Silence describes what the Republican candidates had to say about this. Nothing. I guess that if I were still a mainstream journalist, I would explain this to my readers in a calm, neutral, analytical way, concluding that it made sense for the so-called debaters to ignore the scandal. But I don’t do that anymore. I wanted to know what they would do about the Justice Department. Would the next attorney general be a James Comey or an Alberto Gonzalez?
Unfortunately, the moderators, Chris Matthews of MSNBC and John F. Harris of The Politico, didn’t ask that perfectly relevant question. Instead, they let the candidates pretty much ignore the failures of the Bush administration and the unfavorable verdict the voters rendered on the president in the 2006 election. They also permitted the candidates to wrap themselves in the Ronald Reagan story—and to get it wrong.
As I watched the candidates talking about Reagan, I was reminded of the talking Abraham Lincoln replica I used to watch at Disneyland. It was Lincoln as Disney wanted him to be, with his words shaped to reflect Walt’s right-wing politics. The Republican candidates were like Disney, creating a Reagan in their own image, a caricature conservative, hard right on social issues and on relations with the rest of the world.
That was evident when the candidates talked about federal funding of embryonic stem cell research, something strongly supported by a prominent member of the debate audience, Nancy Reagan. Most were opposed. Only Sen. John McCain and Rudolph Giuliani supported such funding. On abortion, only Giuliani was supportive. “I hate abortion,” he said. But he added, “You have to respect a woman’s right to make that choice differently than my conscience.”

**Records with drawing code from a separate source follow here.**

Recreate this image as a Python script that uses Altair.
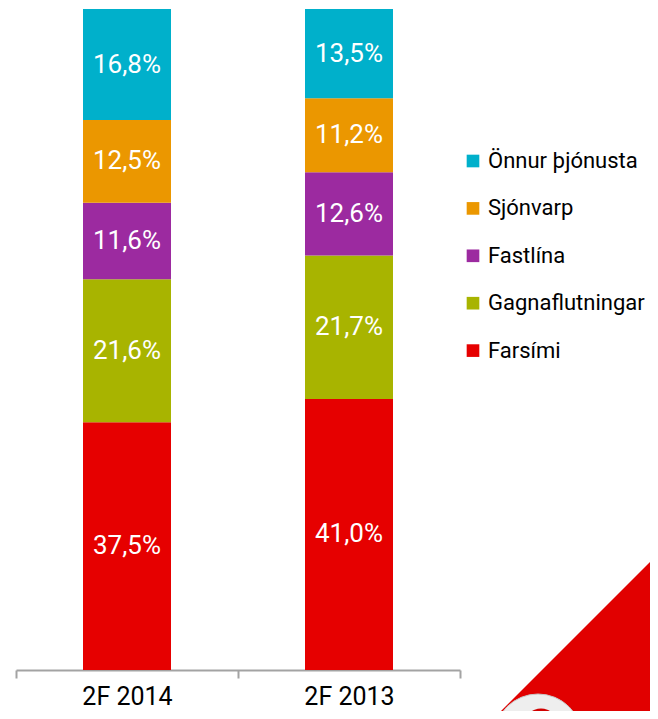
import altair as alt
import pandas as pd

periods = ["2F 2014", "2F 2013"]
categories = ["Farsími", "Gagnaflutningar", "Fastlína", "Sjónvarp", "Önnur þjónusta"]
values_2014 = [37.5, 21.6, 11.6, 12.5, 16.8]
values_2013 = [41.0, 21.7, 12.6, 11.2, 13.5]
colors = ["#e60000", "#a8b400", "#9c2aa0", "#eb9700", "#00b0cb"]
legend_order = ["Önnur þjónusta", "Sjónvarp", "Fastlína", "Gagnaflutningar", "Farsími"]
legend_colors = [colors[categories.index(c)] for c in legend_order]

rows = []
for period, vals in zip(periods, [values_2014, values_2013]):
    acc = 0.0
    for cat, v in zip(categories, vals):
        rows.append({"period": period, "cat": cat, "value": v,
                     "start": acc, "end": acc + v, "mid": acc + v / 2,
                     "label": f"{v:.1f}%".replace(".", ",")})
        acc += v
df = pd.DataFrame(rows)

FONT = "Roboto"

xaxis = alt.Axis(labelAngle=0, labelFontSize=25, labelColor="#000000",
                 labelFont=FONT, labelPadding=6,
                 domainColor="#a3a3a3", domainWidth=2,
                 tickColor="#a3a3a3", tickWidth=2, tickSize=8,
                 tickBand="extent", grid=False)
xscale = alt.Scale(paddingInner=0, paddingOuter=0)
yscale = alt.Scale(domain=[0, 100], nice=False, zero=True)

bars = alt.Chart(df).mark_bar(size=88).encode(
    x=alt.X("period:N", sort=periods, title=None, scale=xscale, axis=xaxis),
    y=alt.Y("start:Q", scale=yscale, axis=None),
    y2="end:Q",
    color=alt.Color("cat:N",
                    scale=alt.Scale(domain=legend_order, range=legend_colors),
                    legend=alt.Legend(title=None, orient="none", legendX=446, legendY=141,
                                      symbolType="square", symbolSize=160,
                                      symbolStrokeWidth=0, labelFontSize=22,
                                      labelFont=FONT, labelColor="#000000",
                                      labelOffset=4, rowPadding=25.4, labelLimit=300)),
)

labels = alt.Chart(df).mark_text(color="white", fontSize=26, font=FONT).encode(
    x=alt.X("period:N", sort=periods, title=None, scale=xscale, axis=xaxis),
    y=alt.Y("mid:Q", scale=yscale, axis=None),
    text="label:N",
)

deco_df = pd.DataFrame({"k": ["tri"]})
tri = alt.Chart(deco_df).mark_point(
    shape="M0,-1L0,0L-1,0Z", filled=True, color="#e10000", opacity=1, strokeWidth=0
).encode(x=alt.value(654), y=alt.value(721), size=alt.value(141376))
ball = alt.Chart(deco_df).mark_point(
    shape="circle", filled=True, color="#eeeeee", opacity=1, stroke="#c8c8c8", strokeWidth=1
).encode(x=alt.value(522), y=alt.value(729), size=alt.value(7744))
swirl = alt.Chart(deco_df).mark_point(
    shape="circle", filled=True, color="#d10000", opacity=1, strokeWidth=0
).encode(x=alt.value(525), y=alt.value(716), size=alt.value(1100))

chart = alt.layer(bars, labels, tri, ball, swirl).properties(
    width=444, height=661,
    autosize=alt.AutoSizeParams(type="none"),
    padding={"left": 8, "top": 1, "right": 190, "bottom": 41},
).configure(font=FONT).configure_view(stroke="transparent", strokeWidth=0).configure_axis(
    grid=False
)

chart.save("out.html", embed_options={"renderer": "svg", "actions": False})
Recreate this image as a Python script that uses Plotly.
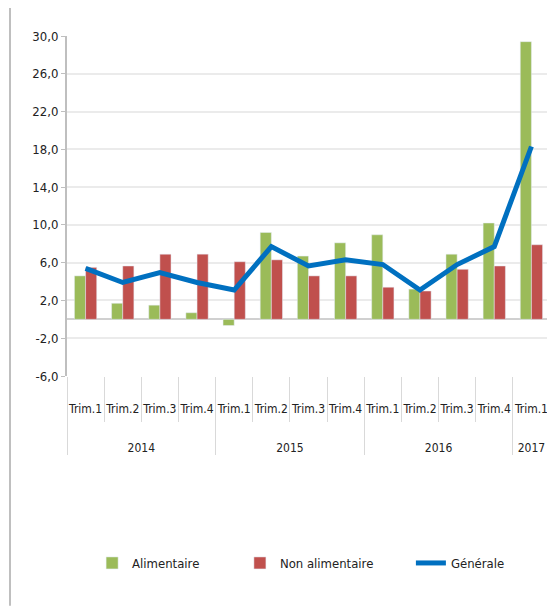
import plotly.graph_objects as go

# data
years = ["2014"] * 4 + ["2015"] * 4 + ["2016"] * 4 + ["2017"]
quarters = ["Trim.1", "Trim.2", "Trim.3", "Trim.4"] * 3 + ["Trim.1"]

alimentaire = [4.6, 1.7, 1.5, 0.7, -0.65, 9.2, 6.7, 8.1, 8.95, 3.2, 6.9, 10.2, 29.4]
non_alimentaire = [5.5, 5.65, 6.9, 6.9, 6.1, 6.3, 4.6, 4.6, 3.4, 3.0, 5.3, 5.65, 7.9]
generale = [5.4, 3.9, 4.95, 3.9, 3.1, 7.7, 5.65, 6.3, 5.8, 3.1, 5.8, 7.7, 18.3]

y_ticks = [-6, -2, 2, 6, 10, 14, 18, 22, 26, 30]
y_labels = ["-6,0", "-2,0", "2,0", "6,0", "10,0", "14,0", "18,0", "22,0", "26,0", "30,0"]

font_family = "DejaVu Sans Condensed, Liberation Sans Narrow, sans-serif"
# blank lines push the year row further down, like the excel layout
x = [["<br><br><br>" + y for y in years], quarters]

fig = go.Figure()
fig.add_trace(go.Bar(x=x, y=alimentaire, name="Alimentaire", legend="legend",
                     marker=dict(color="#9BBB59")))
fig.add_trace(go.Bar(x=x, y=non_alimentaire, name="Non alimentaire",
                     legend="legend2", marker=dict(color="#C0504D")))
fig.add_trace(go.Scatter(x=x, y=generale, name="Générale", mode="lines",
                         legend="legend3",
                         line=dict(color="#0070C0", width=5)))

leg = dict(orientation="h", y=-0.55, yanchor="middle", xanchor="left",
           font=dict(size=13), bgcolor="rgba(0,0,0,0)")

# the page body adds an 8px offset, so the figure is 8px smaller
fig.update_layout(
    width=547, height=598,
    margin=dict(l=59, r=5, t=28, b=230),
    paper_bgcolor="white", plot_bgcolor="white",
    font=dict(family=font_family, size=12, color="#222222"),
    barmode="group", bargap=0.4, bargroupgap=0,
    showlegend=True,
    legend=dict(leg, x=0.052),
    legend2=dict(leg, x=0.358),
    legend3=dict(leg, x=0.712),
    shapes=[dict(type="line", xref="paper", yref="paper",
                 x0=-0.118, x1=-0.118, y0=-0.676, y1=1.082,
                 line=dict(color="#BFBFBF", width=2))],
)
fig.update_yaxes(range=[-6, 30], tickvals=y_ticks, ticktext=y_labels,
                 automargin=False, tickfont=dict(size=13),
                 showgrid=True, gridcolor="#EBEBEB", gridwidth=2,
                 zeroline=True, zerolinecolor="#D0D0D0", zerolinewidth=2,
                 showline=True, linecolor="#BFBFBF", linewidth=2,
                 ticks="outside", tickcolor="#BFBFBF", ticklen=4)
fig.update_xaxes(type="multicategory", showdividers=True,
                 dividercolor="#D9D9D9", dividerwidth=1,
                 ticks="outside", ticklen=45, tickcolor="#D9D9D9",
                 ticklabelstandoff=24,
                 tickangle=0, automargin=False,
                 showline=False, tickfont=dict(size=12))

fig.write_html("out.html")
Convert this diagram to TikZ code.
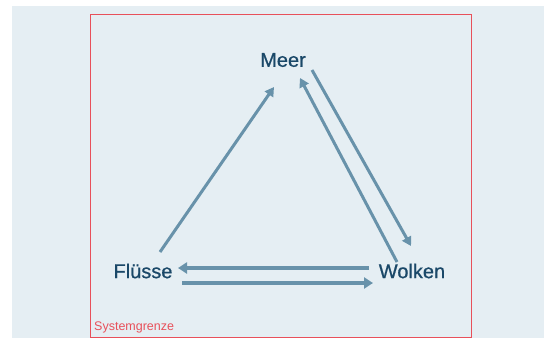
\documentclass[tikz,border=0pt]{standalone}
\usepackage{fontspec}
\setmainfont{Liberation Sans}
\newfontfamily\lblfont[FakeBold=0.8]{Liberation Sans}
\usetikzlibrary{arrows.meta}
\definecolor{bgc}{HTML}{E5EEF3}
\definecolor{arc}{HTML}{6892AA}
\definecolor{txc}{HTML}{1A4868}
\definecolor{redc}{HTML}{E8505A}
\tikzset{
  lbl/.style={text=txc,font=\lblfont\fontsize{20}{22}\selectfont,inner sep=0pt},
  flow/.style={draw=arc,line width=3.6pt,-{Triangle[length=9pt,width=11pt]}},
  thin flow/.style={draw=arc,line width=3pt,-{Triangle[length=9pt,width=10pt]}}
}
\begin{document}
\begin{tikzpicture}[x=1pt,y=-1pt]
\useasboundingbox (0,0) rectangle (544,338);
\fill[white] (0,0) rectangle (544,338);
\fill[bgc] (12,6) rectangle (544,338);
\draw[redc,line width=0.7pt] (90,14) rectangle (471,337);
\node[text=redc,font=\fontsize{12.5}{14}\selectfont,anchor=west,inner sep=0pt] (sg) at (94,327) {Systemgrenze};
\node[lbl] (meer) at (283,60) {Meer};
\node[lbl] (fl) at (143,271) {Flüsse};
\node[lbl] (wo) at (412,271) {Wolken};
\coordinate (a1s) at (160,252);
\coordinate (a1e) at (274,87);
\coordinate (a2s) at (312,70);
\coordinate (a2e) at (411,246);
\coordinate (a3s) at (397,262);
\coordinate (a3e) at (300,78);
\coordinate (a4s) at (369,268);
\coordinate (a4e) at (178,268);
\coordinate (a5s) at (182,283);
\coordinate (a5e) at (373,283);
\draw[thin flow] (a1s) -- (a1e);
\draw[thin flow] (a2s) -- (a2e);
\draw[thin flow] (a3s) -- (a3e);
\draw[flow] (a4s) -- (a4e);
\draw[flow] (a5s) -- (a5e);
\end{tikzpicture}
\end{document}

Reagan view’s was practical, and he flip-flopped depending on the situation. As governor of socially liberal California, Reagan signed a bill permitting abortions. As president, he advocated a constitutional amendment that would have prohibited all abortions. But he always declined to appear at the annual pro-life rally in Washington, speaking instead by phone. “While I do not doubt Reagan’s sincerity in advocating an anti-abortion amendment, he invested few political resources toward obtaining this goal and it was not a high priority of those close to him,” wrote Reagan biographer Lou Cannon.
It’s all but forgotten now, but Reagan, before becoming president, came out in his newspaper column against an anti-gay measure on the California ballot. He and Nancy were actors and undoubtedly had gay colleagues. His words sent the measure down to defeat. Reagan signed a huge tax increase as governor. And whereas the Bush administration hates to talk to any government hostile to us, President Reagan worked with Mikhail Gorbachev to end the Cold War.
For all his failings, Reagan’s view of the world was pragmatic. Another prominent Republican member of the debate audience, Gov. Arnold Schwarzenegger, has done pretty well with the same kind of instincts.
This is the world most of America lives in. The Republican candidates should take a look at it.